>> start INFORMATION SUPPLIED

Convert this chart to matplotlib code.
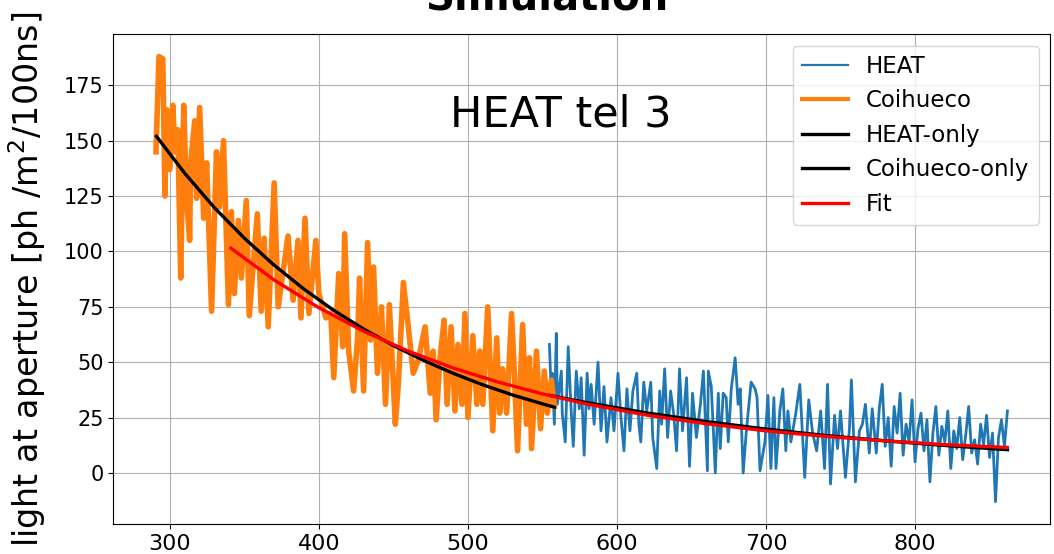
import matplotlib
matplotlib.use("Agg")
import matplotlib.pyplot as plt

# ---------------- data ----------------
coihueco_x = [290.7, 292.7, 295.3, 296.7, 298, 300, 302, 303.3, 305.3, 307.3, 309.3, 311.3, 313.3, 314,
              316.7, 318, 320, 322.7, 324.7, 328, 331.3, 333.3, 336, 339.3, 341.3, 343.3, 346, 348,
              351.3, 353.3, 358.7, 361.3, 363.3, 366, 370, 372.7, 379.3, 382.7, 386, 388, 390.7, 393.3,
              398, 400, 404.7, 408, 410, 413.3, 416, 417.3, 420, 423.3, 426, 427.3, 430, 432.7, 434.7,
              436.7, 439.3, 442, 444.7, 447.3, 451.3, 453.3, 456.7, 460, 463.3, 466.7, 471.3, 474.7,
              476.7, 478.7, 481.3, 484, 486, 488.7, 491.3, 493.3, 496, 498, 500, 503.3, 506, 508, 510,
              513.3, 516.7, 519.3, 521.3, 523.3, 526, 529.3, 531.3, 533.3, 536.7, 539.3, 541.3, 542.7,
              546, 548.7, 551.3, 553.3, 556, 558]
coihueco_y = [145, 188, 187, 125, 164, 137, 166, 145, 155, 88, 166, 123, 105, 140,
              159, 124, 165, 115, 140, 73, 145, 120, 150, 76, 118, 81, 114, 88,
              123, 71, 117, 73, 106, 66, 131, 75, 107, 78, 105, 70, 115, 72,
              105, 81, 70, 72, 43, 90, 57, 108, 55, 37, 61, 88, 37, 104, 60,
              93, 45, 75, 31, 76, 22, 40, 86, 66, 45, 51, 66, 36,
              55, 24, 52, 69, 31, 66, 28, 58, 31, 72, 25, 62, 31, 55, 31,
              75, 19, 61, 27, 47, 27, 72, 43, 10, 67, 22, 52, 11,
              55, 20, 46, 27, 42, 30]

heat_x = [554.7, 556, 556.7, 558, 559.3, 560, 562.7, 563.3, 565.3, 567.3, 569.3, 570.7, 572.7, 574.7,
          576, 578, 580, 581.3, 582.7, 584.7, 587.3, 589.3, 591.3, 593.3, 596, 598, 600.7, 602.7,
          604.7, 606.7, 608.7, 610.7, 613.3, 614.7, 616, 618, 620, 622.7, 624, 626.7, 628.7, 630,
          632, 634, 636, 638, 640, 642, 644, 646.7, 648.7, 650.7, 653.3, 656,
          658, 660.7, 661.3, 663.3, 666, 668, 669.3, 671.3, 673.3, 674.7, 676.7, 679.3, 681.3,
          682.7, 684.7, 686.7, 690, 692.7, 694, 696, 699.3, 701.3, 703.3, 705.3, 706.7, 709.3,
          711.3, 713.3, 714.7, 716.7, 720, 722.7, 726, 728.7, 731.3, 734, 736.7, 739.3, 741.3,
          743.3, 746, 748, 750, 753.3, 756, 757.3, 760, 762.7, 764.7, 766.7, 769.3, 771.3,
          774, 776, 778, 780, 782, 784, 786, 788, 790, 792, 794, 796, 798, 800, 802, 804, 806,
          808, 810, 812, 814, 816, 818, 820, 822, 824, 826, 828, 830, 832, 834, 836, 838, 840,
          842, 844, 846, 848, 850, 852, 854, 856, 858, 860, 862]
heat_y = [58, 34, 45, 22, 63, 31, 46, 27, 14, 57, 28, 12, 46, 29,
          43, 8, 45, 29, 40, 22, 50, 19, 39, 14, 34, 19, 45, 25,
          10, 38, 19, 37, 45, 22, 14, 41, 28, 41, 16, 2, 37, 22,
          47, 16, 37, 27, 10, 47, 19, 43, 3, 36, 16, 31,
          46, 1, 46, 39, 0, 36, 11, 36, 34, 14, 38, 52, 31,
          38, 0, 18, 41, 38, 34, 1, 14, 35, 2, 34, 2, 28,
          38, 10, 28, 14, 27, 40, -2, 33, 18, 10, 28, 2, 40,
          -5, 26, 11, 28, -2, 20, 42, -4, 19, 22, 31, 9, 29,
          9, 29, 40, 12, 25, 3, 30, 18, 36, 8, 22, 14, 33, 5, 20, 27, 10,
          24, -4, 18, 30, 8, 21, 14, 28, 2, 19, 11, 25, 6, 17, 30, 9, 15,
          4, 22, 13, 26, 7, 18, -13, 16, 24, 12, 28]

heat_only_x = [555, 580, 620, 660, 700, 740, 780, 820, 862]
heat_only_y = [35.0, 31.7, 27.1, 23.2, 19.8, 16.9, 14.5, 12.4, 10.5]

coihueco_only_x = [291, 310, 330, 350, 370, 390, 410, 430, 450, 470, 490, 510, 530, 550, 558]
coihueco_only_y = [152.0, 135.3, 119.7, 106.0, 93.8, 83.0, 73.4, 65.0, 57.5, 50.9, 45.0, 39.8, 35.2, 31.2, 29.7]

fit_x = [341, 370, 400, 430, 460, 490, 520, 550, 580, 620, 660, 700, 740, 780, 820, 862]
fit_y = [101.5, 87.1, 74.6, 64.0, 55.0, 47.4, 41.1, 35.7, 31.1, 26.1, 22.2, 19.0, 16.5, 14.5, 12.8, 11.5]

xticks = [300, 400, 500, 600, 700, 800]
yticks = [0, 25, 50, 75, 100, 125, 150, 175]

# ---------------- figure ----------------
fig = plt.figure(figsize=(10.54, 5.54), dpi=100)
ax = fig.add_axes([113.4 / 1054, 30 / 554, (1050 - 113.4) / 1054, (524 - 34.3) / 554])

ax.plot(heat_x, heat_y, color="#1f77b4", lw=2.0, label="HEAT")
ax.plot(coihueco_x, coihueco_y, color="#ff7f0e", lw=4.0, label="Coihueco")
ax.plot(heat_only_x, heat_only_y, color="black", lw=2.4, label="HEAT-only")
ax.plot(coihueco_only_x, coihueco_only_y, color="black", lw=2.4, label="Coihueco-only")
ax.plot(fit_x, fit_y, color="red", lw=2.4, label="Fit")

ax.set_xticks(xticks)
ax.set_yticks(yticks)
ax.tick_params(axis="y", labelsize=15)
ax.tick_params(axis="x", labelsize=16)
ax.grid(True, color="#b0b0b0", lw=0.8)
ax.set_axisbelow(True)

ax.text(562, 162, "HEAT tel 3", fontsize=31, ha="center", va="center")

leg = ax.legend(loc="upper right", fontsize=16.5, labelspacing=0.5)
leg.get_lines()[0].set_linewidth(1.6)
leg.get_lines()[1].set_linewidth(3.0)

ax.set_ylabel("light at aperture [ph /m$^2$/100ns]", fontsize=24)
ax.yaxis.set_label_coords(-0.07, 0.5)

fig.text(547 / 1054, 1 - 9 / 554, "Simulation", ha="center", va="baseline",
         fontsize=29, fontweight="bold")

fig.savefig("out.png", dpi=100)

>> end INFORMATION SUPPLIED

== GIVEN TASK ==
Leave out the pictures and restate, word for word, the lines from the top of the data through the line containing "55, 20, 46, 27, 42, 30]", both included.

== THE OUTPUT ==
Convert this chart to matplotlib code.
import matplotlib
matplotlib.use("Agg")
import matplotlib.pyplot as plt

# ---------------- data ----------------
coihueco_x = [290.7, 292.7, 295.3, 296.7, 298, 300, 302, 303.3, 305.3, 307.3, 309.3, 311.3, 313.3, 314,
              316.7, 318, 320, 322.7, 324.7, 328, 331.3, 333.3, 336, 339.3, 341.3, 343.3, 346, 348,
              351.3, 353.3, 358.7, 361.3, 363.3, 366, 370, 372.7, 379.3, 382.7, 386, 388, 390.7, 393.3,
              398, 400, 404.7, 408, 410, 413.3, 416, 417.3, 420, 423.3, 426, 427.3, 430, 432.7, 434.7,
              436.7, 439.3, 442, 444.7, 447.3, 451.3, 453.3, 456.7, 460, 463.3, 466.7, 471.3, 474.7,
              476.7, 478.7, 481.3, 484, 486, 488.7, 491.3, 493.3, 496, 498, 500, 503.3, 506, 508, 510,
              513.3, 516.7, 519.3, 521.3, 523.3, 526, 529.3, 531.3, 533.3, 536.7, 539.3, 541.3, 542.7,
              546, 548.7, 551.3, 553.3, 556, 558]
coihueco_y = [145, 188, 187, 125, 164, 137, 166, 145, 155, 88, 166, 123, 105, 140,
              159, 124, 165, 115, 140, 73, 145, 120, 150, 76, 118, 81, 114, 88,
              123, 71, 117, 73, 106, 66, 131, 75, 107, 78, 105, 70, 115, 72,
              105, 81, 70, 72, 43, 90, 57, 108, 55, 37, 61, 88, 37, 104, 60,
              93, 45, 75, 31, 76, 22, 40, 86, 66, 45, 51, 66, 36,
              55, 24, 52, 69, 31, 66, 28, 58, 31, 72, 25, 62, 31, 55, 31,
              75, 19, 61, 27, 47, 27, 72, 43, 10, 67, 22, 52, 11,
              55, 20, 46, 27, 42, 30]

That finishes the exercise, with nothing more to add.